This online course will introduce you to various high performance computing (HPC) facilities for big data analysis. This includes:
- R – a programming language renowned for its simplicity, elegance and community support, enriched with packages to work with Hadoop. For preparing and running R scripts RStudio IDE will be used;
- Hadoop – an open source, Java-based programming framework for large data sets.
For better understanding of Hadoop basic knowledge of bash and awk are needed so we also introduce them briefly.
You will learn via different materials, including hands-on exercises, how to use these tools, avoiding common pitfalls and saving you time and money.
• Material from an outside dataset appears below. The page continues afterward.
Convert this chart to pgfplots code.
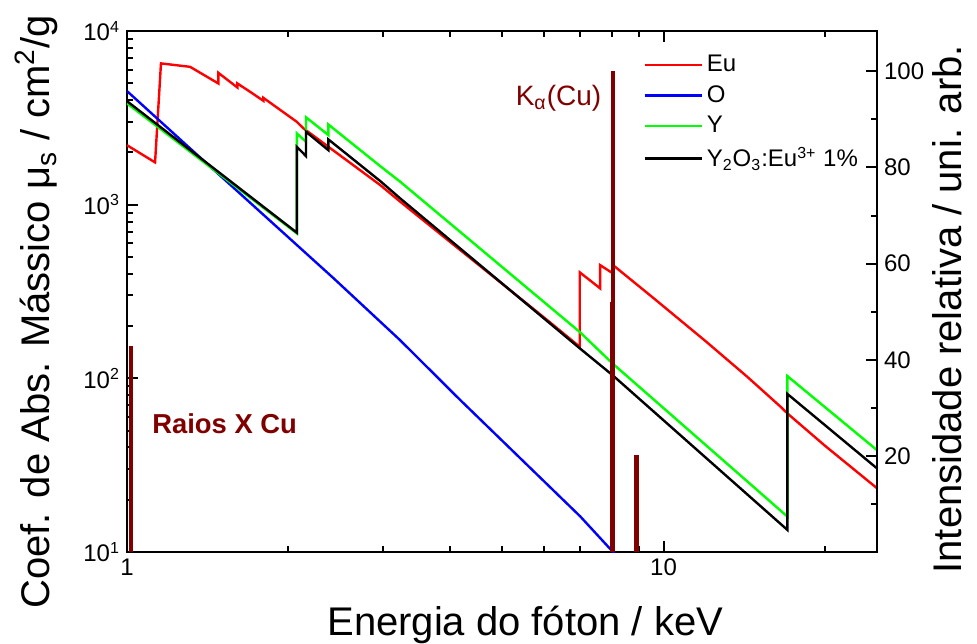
\documentclass[border=0pt]{standalone}
\usepackage{fontspec}
\setmainfont{Liberation Sans}
\usepackage{pgfplots}
\pgfplotsset{compat=1.18}
\definecolor{cured}{RGB}{128,0,0}
\definecolor{ygreen}{RGB}{0,255,0}
\definecolor{eured}{RGB}{255,0,0}
\definecolor{oblue}{RGB}{0,0,255}
\begin{document}
\begin{tikzpicture}
\path[use as bounding box] (-63.5pt,-45.5pt) rectangle (425pt,276pt);
\begin{axis}[
  at={(0,0)}, anchor=south west,
  scale only axis, width=375pt, height=260.5pt,
  xmode=log, ymode=log,
  xmin=1, xmax=25, ymin=10, ymax=10000,
  xtick={1,10}, xticklabels={1,10},
  minor xtick={2,3,4,5,6,7,8,9,20},
  ytick={10,100,1000,10000},
  yticklabels={10\textsuperscript{1},10\textsuperscript{2},10\textsuperscript{3},10\textsuperscript{4}},
  minor ytick={20,30,40,50,60,70,80,90,200,300,400,500,600,700,800,900,2000,3000,4000,5000,6000,7000,8000,9000},
  ytick pos=left,
  tick align=inside,
  major tick length=5.5pt, minor tick length=3pt,
  axis line style={line width=1.2pt},
  every tick/.style={line width=1pt, black},
  tick label style={font=\fontsize{12}{14}\selectfont},
  label style={font=\fontsize{20}{24}\selectfont},
  xlabel={Energia do fóton / keV},
  ylabel={Coef. de Abs. Mássico μ\textsubscript{s} / cm\textsuperscript{2}/g},
  xlabel style={at={(axis description cs:0.531,-0.1612)}, anchor=base},
  ylabel style={at={(axis description cs:-0.1027,0.461)}, anchor=base},
  legend cell align=left,
  legend style={at={(rel axis cs:0.688,0.962)}, anchor=north west, draw=none, fill=none,
    font=\fontsize{12}{14}\selectfont, inner sep=0pt, row sep=1.5pt},
  legend image code/.code={\draw[#1] (0pt,0pt) -- (28.5pt,0pt);},
]
\addplot[eured, line width=1.2pt] coordinates {
(1.000,2200) (1.128,1752) (1.157,6510) (1.311,6220) (1.480,4990) (1.480,5745)
(1.606,4730) (1.606,4990) (1.696,4468) (1.796,3963) (1.796,4121) (2.073,2999)
(2.133,2749) (2.965,1297) (3.231,1040) (4.0,611) (5.0,351) (6.0,223) (6.98,152)
(6.98,408) (7.617,330) (7.617,449) (8.05,402) (8.05,449) (9.59,289) (12.0,163)
(14.33,102) (16.53,68.6) (17.02,62.8) (20.0,40.9) (25.0,23.3)};
\addlegendentry{Eu}
\addplot[oblue, line width=1.2pt] coordinates {
(1.000,4510) (1.311,2109) (2.427,377) (3.228,166)
(4.180,75) (7.000,16) (8.100,9.8)};
\addlegendentry{O}
\addplot[ygreen, line width=1.2pt] coordinates {
(1.000,3830) (2.073,684) (2.073,2572) (2.156,2302) (2.156,3186) (2.373,2518)
(2.373,2897) (2.965,1667) (3.231,1355) (6.980,185) (8.030,122) (17.02,16)
(17.02,103) (25.0,38.6)};
\addlegendentry{Y}
\addplot[black, line width=1.2pt] coordinates {
(1.000,3945) (2.073,690) (2.073,2153) (2.156,1905) (2.156,2630) (2.373,2061)
(2.373,2377) (2.965,1368) (3.231,1086) (6.980,149) (8.030,104.5) (17.02,13.4)
(17.02,81.3) (25.0,30.3)};
\addlegendentry{Y\textsubscript{2}O\textsubscript{3}:Eu\textsuperscript{3+} 1\%}
\node[anchor=base west, inner sep=0pt, text=cured, font=\bfseries\fontsize{13.7}{16}\selectfont]
  at (axis cs:1.113,48.4) {Raios X Cu};
\node[anchor=base west, inner sep=0pt, text=cured, font=\fontsize{14}{17}\selectfont]
  at (axis cs:5.296,3741) {K\textsubscript{α}(Cu)};
\end{axis}
\begin{axis}[
  at={(0,0)}, anchor=south west,
  scale only axis, width=375pt, height=260.5pt,
  xmode=log, xmin=1, xmax=25,
  ymin=0, ymax=108.4,
  axis x line=none, axis y line*=right,
  ytick={20,40,60,80,100}, minor ytick={10,30,50,70,90},
  ytick pos=right,
  tick align=inside,
  major tick length=5.5pt, minor tick length=3pt,
  axis line style={line width=1.2pt},
  every tick/.style={line width=1pt, black},
  /pgf/number format/assume math mode=true,
  tick label style={font=\fontsize{12}{14}\selectfont},
  label style={font=\fontsize{20}{24}\selectfont},
  ylabel={Intensidade relativa / uni. arb.},
  ylabel style={at={(axis description cs:1.1133,0.466)}, anchor=base},
]
\addplot[cured, line width=2.2pt, ycomb] coordinates {
(1.018,42.8) (8.027,52) (8.058,100) (8.907,20.2)};
\end{axis}
\end{tikzpicture}
\end{document}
What topics will you cover?
- First steps in R and RStudio
- Working with Apache Hadoop 1 – Fundamentals
- Working with Apache Hadoop 2 – RHadoop
- Statistical learning using RHadoop
What will you achieve?
By the end of the course, you will:
- Understand how the performance of modern supercomputing is achieved
- be able to perform basic functionalities within the Bash terminal window;
- be able to use AWK for basic text processing tasks;
- Understand the basic functionality of Apache Hadoop for scalable, distributed computing;
- be able to perform data operations of medium difficulty using R and RHadoop;
- Understand the basic problems of supervised and unsupervised learning
- be able to perform clustering, regression and classification methods using RHadoop.